Give only the number of lines where "chart" occurs.
===== Source material
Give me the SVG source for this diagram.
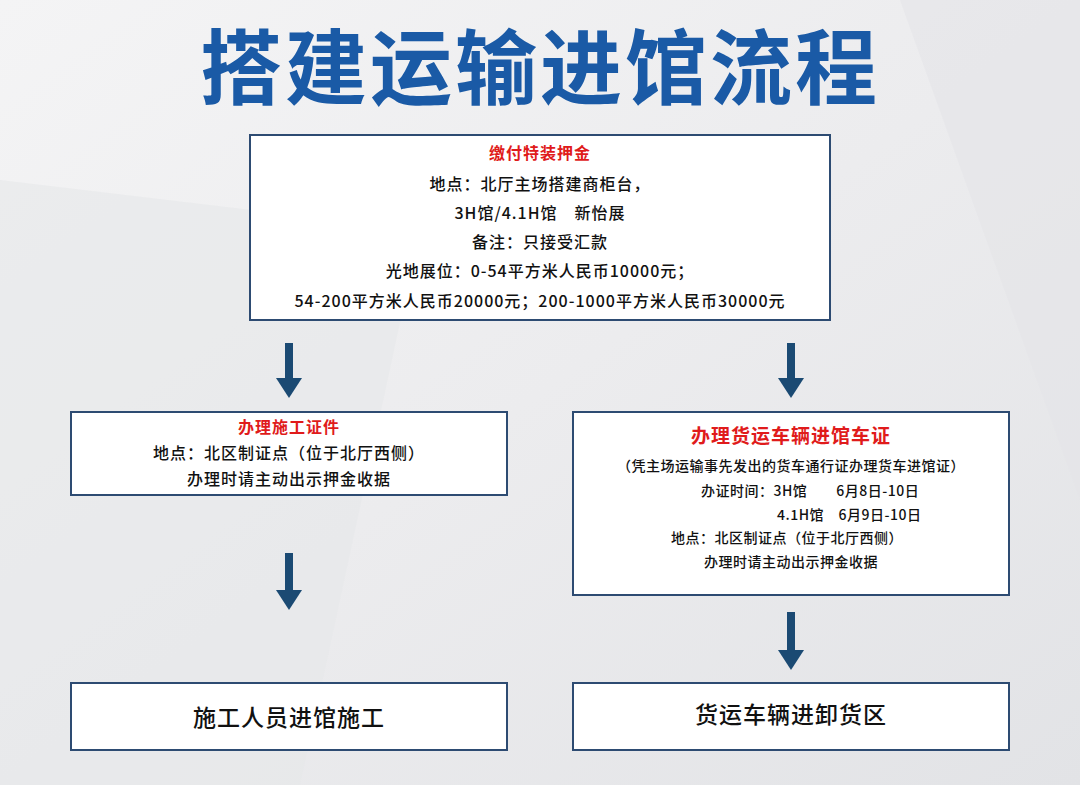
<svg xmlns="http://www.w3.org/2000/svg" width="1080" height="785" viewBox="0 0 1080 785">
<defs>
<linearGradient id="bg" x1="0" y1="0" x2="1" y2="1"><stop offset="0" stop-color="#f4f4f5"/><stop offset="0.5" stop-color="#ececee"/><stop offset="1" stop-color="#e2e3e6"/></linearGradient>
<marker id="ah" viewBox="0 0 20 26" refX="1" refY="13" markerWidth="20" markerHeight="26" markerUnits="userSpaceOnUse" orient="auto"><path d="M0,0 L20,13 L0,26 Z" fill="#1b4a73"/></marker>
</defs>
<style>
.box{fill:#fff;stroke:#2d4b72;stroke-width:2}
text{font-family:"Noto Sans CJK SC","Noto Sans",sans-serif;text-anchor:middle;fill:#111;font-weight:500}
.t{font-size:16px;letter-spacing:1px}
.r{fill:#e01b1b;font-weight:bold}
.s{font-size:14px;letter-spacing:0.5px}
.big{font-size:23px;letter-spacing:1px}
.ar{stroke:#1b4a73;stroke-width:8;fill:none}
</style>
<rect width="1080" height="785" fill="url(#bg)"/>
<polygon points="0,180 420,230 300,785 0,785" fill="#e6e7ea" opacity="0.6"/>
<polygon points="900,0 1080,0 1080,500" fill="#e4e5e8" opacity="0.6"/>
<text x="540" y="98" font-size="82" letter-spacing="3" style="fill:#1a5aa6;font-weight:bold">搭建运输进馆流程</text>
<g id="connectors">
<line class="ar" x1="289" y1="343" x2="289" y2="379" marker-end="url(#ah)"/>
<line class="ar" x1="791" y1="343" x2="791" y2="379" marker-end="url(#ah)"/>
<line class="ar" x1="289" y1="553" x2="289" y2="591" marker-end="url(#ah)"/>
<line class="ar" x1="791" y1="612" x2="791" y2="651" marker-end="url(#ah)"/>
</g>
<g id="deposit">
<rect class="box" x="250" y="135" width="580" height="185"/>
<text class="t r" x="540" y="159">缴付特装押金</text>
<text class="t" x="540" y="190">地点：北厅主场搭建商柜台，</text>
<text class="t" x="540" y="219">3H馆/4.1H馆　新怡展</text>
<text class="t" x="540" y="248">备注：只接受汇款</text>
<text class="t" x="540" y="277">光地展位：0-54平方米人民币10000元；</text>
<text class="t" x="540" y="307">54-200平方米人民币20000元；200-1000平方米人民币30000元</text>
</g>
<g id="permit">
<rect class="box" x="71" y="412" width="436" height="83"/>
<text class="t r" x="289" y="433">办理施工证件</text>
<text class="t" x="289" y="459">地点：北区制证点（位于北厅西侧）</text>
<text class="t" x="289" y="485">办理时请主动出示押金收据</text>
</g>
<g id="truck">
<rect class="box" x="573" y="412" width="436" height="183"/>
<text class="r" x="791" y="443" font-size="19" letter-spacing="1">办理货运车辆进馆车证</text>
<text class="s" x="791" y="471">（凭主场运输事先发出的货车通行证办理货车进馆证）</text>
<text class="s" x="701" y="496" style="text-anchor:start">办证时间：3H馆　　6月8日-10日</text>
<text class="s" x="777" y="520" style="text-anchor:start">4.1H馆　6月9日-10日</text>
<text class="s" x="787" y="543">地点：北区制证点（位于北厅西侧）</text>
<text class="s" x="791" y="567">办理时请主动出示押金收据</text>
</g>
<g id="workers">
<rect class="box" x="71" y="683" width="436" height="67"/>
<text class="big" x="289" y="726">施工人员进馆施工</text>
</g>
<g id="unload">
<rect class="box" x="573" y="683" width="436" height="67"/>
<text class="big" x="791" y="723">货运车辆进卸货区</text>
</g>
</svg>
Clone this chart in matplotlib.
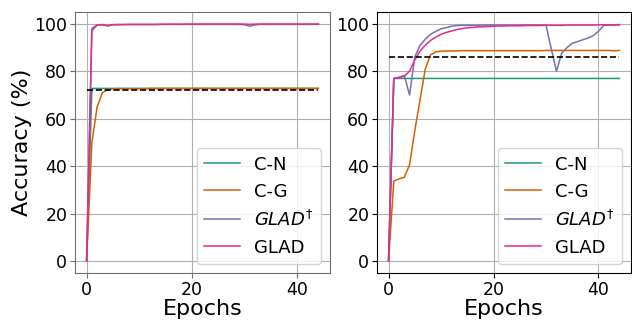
==========
===== Source material
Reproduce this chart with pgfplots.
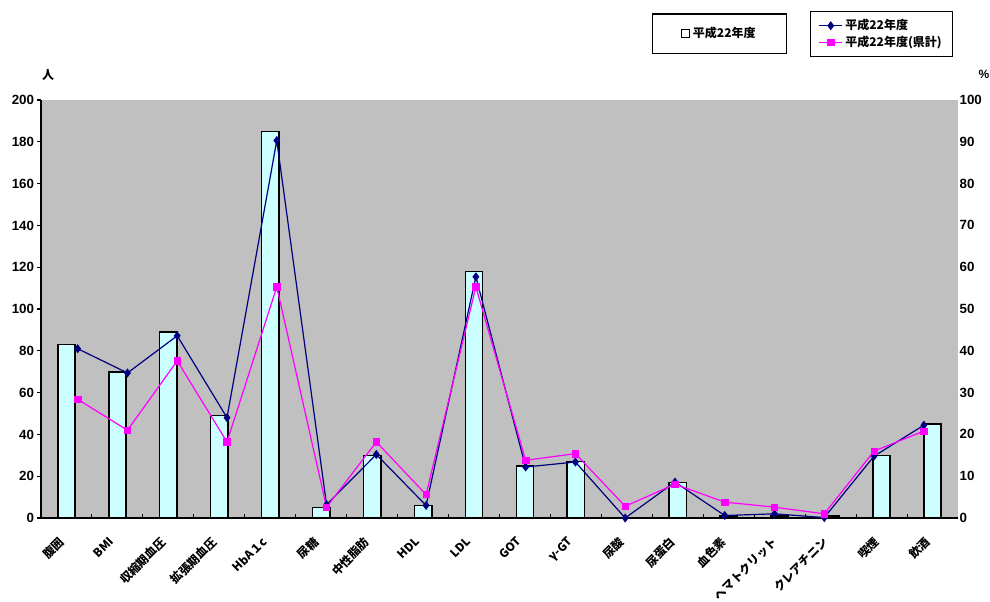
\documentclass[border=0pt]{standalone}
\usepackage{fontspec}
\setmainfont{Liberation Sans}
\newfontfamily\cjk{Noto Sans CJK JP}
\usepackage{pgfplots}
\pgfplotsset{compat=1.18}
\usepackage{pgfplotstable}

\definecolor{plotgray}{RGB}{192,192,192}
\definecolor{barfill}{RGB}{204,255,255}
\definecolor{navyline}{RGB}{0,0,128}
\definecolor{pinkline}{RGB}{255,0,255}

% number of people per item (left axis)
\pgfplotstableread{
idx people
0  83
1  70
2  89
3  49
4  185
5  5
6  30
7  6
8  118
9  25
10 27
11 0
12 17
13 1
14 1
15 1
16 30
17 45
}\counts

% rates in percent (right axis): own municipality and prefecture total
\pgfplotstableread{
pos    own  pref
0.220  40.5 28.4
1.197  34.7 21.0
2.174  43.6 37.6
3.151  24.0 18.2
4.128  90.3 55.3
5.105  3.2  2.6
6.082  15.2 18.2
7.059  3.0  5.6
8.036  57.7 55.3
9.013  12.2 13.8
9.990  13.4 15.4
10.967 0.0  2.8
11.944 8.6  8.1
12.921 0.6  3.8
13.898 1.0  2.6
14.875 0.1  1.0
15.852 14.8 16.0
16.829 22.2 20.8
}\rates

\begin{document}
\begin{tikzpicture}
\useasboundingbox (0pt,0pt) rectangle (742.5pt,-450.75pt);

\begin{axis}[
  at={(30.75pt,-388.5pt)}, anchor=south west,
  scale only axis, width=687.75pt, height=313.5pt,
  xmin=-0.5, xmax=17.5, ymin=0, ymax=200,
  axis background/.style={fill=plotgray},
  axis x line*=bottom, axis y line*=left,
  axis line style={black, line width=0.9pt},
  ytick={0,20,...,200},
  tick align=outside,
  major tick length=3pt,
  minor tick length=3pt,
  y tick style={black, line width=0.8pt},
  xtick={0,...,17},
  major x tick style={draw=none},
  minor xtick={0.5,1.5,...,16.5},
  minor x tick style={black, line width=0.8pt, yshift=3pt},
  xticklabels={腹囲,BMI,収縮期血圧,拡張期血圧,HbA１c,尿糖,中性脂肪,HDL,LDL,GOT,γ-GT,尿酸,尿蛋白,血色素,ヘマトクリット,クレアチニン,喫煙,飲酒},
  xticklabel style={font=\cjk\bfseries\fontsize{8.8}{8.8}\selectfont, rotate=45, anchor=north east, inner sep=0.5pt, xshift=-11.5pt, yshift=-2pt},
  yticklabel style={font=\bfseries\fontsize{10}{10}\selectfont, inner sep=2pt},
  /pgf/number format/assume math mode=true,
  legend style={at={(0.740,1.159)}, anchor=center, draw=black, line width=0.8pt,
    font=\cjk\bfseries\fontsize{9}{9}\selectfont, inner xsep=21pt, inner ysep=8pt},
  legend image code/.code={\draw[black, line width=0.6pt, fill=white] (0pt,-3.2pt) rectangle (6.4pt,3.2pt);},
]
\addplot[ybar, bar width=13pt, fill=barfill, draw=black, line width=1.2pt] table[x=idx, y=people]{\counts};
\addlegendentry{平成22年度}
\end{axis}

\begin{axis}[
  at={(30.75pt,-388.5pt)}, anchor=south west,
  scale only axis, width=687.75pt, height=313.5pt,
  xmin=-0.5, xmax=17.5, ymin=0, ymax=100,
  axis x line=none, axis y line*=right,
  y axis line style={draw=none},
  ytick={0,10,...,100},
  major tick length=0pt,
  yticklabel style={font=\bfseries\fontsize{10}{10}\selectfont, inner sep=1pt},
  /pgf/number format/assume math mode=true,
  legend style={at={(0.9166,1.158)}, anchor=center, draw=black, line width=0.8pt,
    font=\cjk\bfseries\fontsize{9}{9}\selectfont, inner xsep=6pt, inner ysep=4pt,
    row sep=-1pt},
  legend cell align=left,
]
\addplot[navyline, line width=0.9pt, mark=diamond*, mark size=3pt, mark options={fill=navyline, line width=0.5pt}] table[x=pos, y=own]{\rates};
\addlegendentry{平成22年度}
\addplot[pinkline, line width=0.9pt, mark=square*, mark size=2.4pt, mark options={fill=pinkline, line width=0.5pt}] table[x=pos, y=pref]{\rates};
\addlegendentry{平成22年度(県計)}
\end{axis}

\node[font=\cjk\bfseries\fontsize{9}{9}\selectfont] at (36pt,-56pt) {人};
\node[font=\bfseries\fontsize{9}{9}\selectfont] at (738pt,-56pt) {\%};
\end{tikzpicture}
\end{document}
==========
Solution to this exercise. 2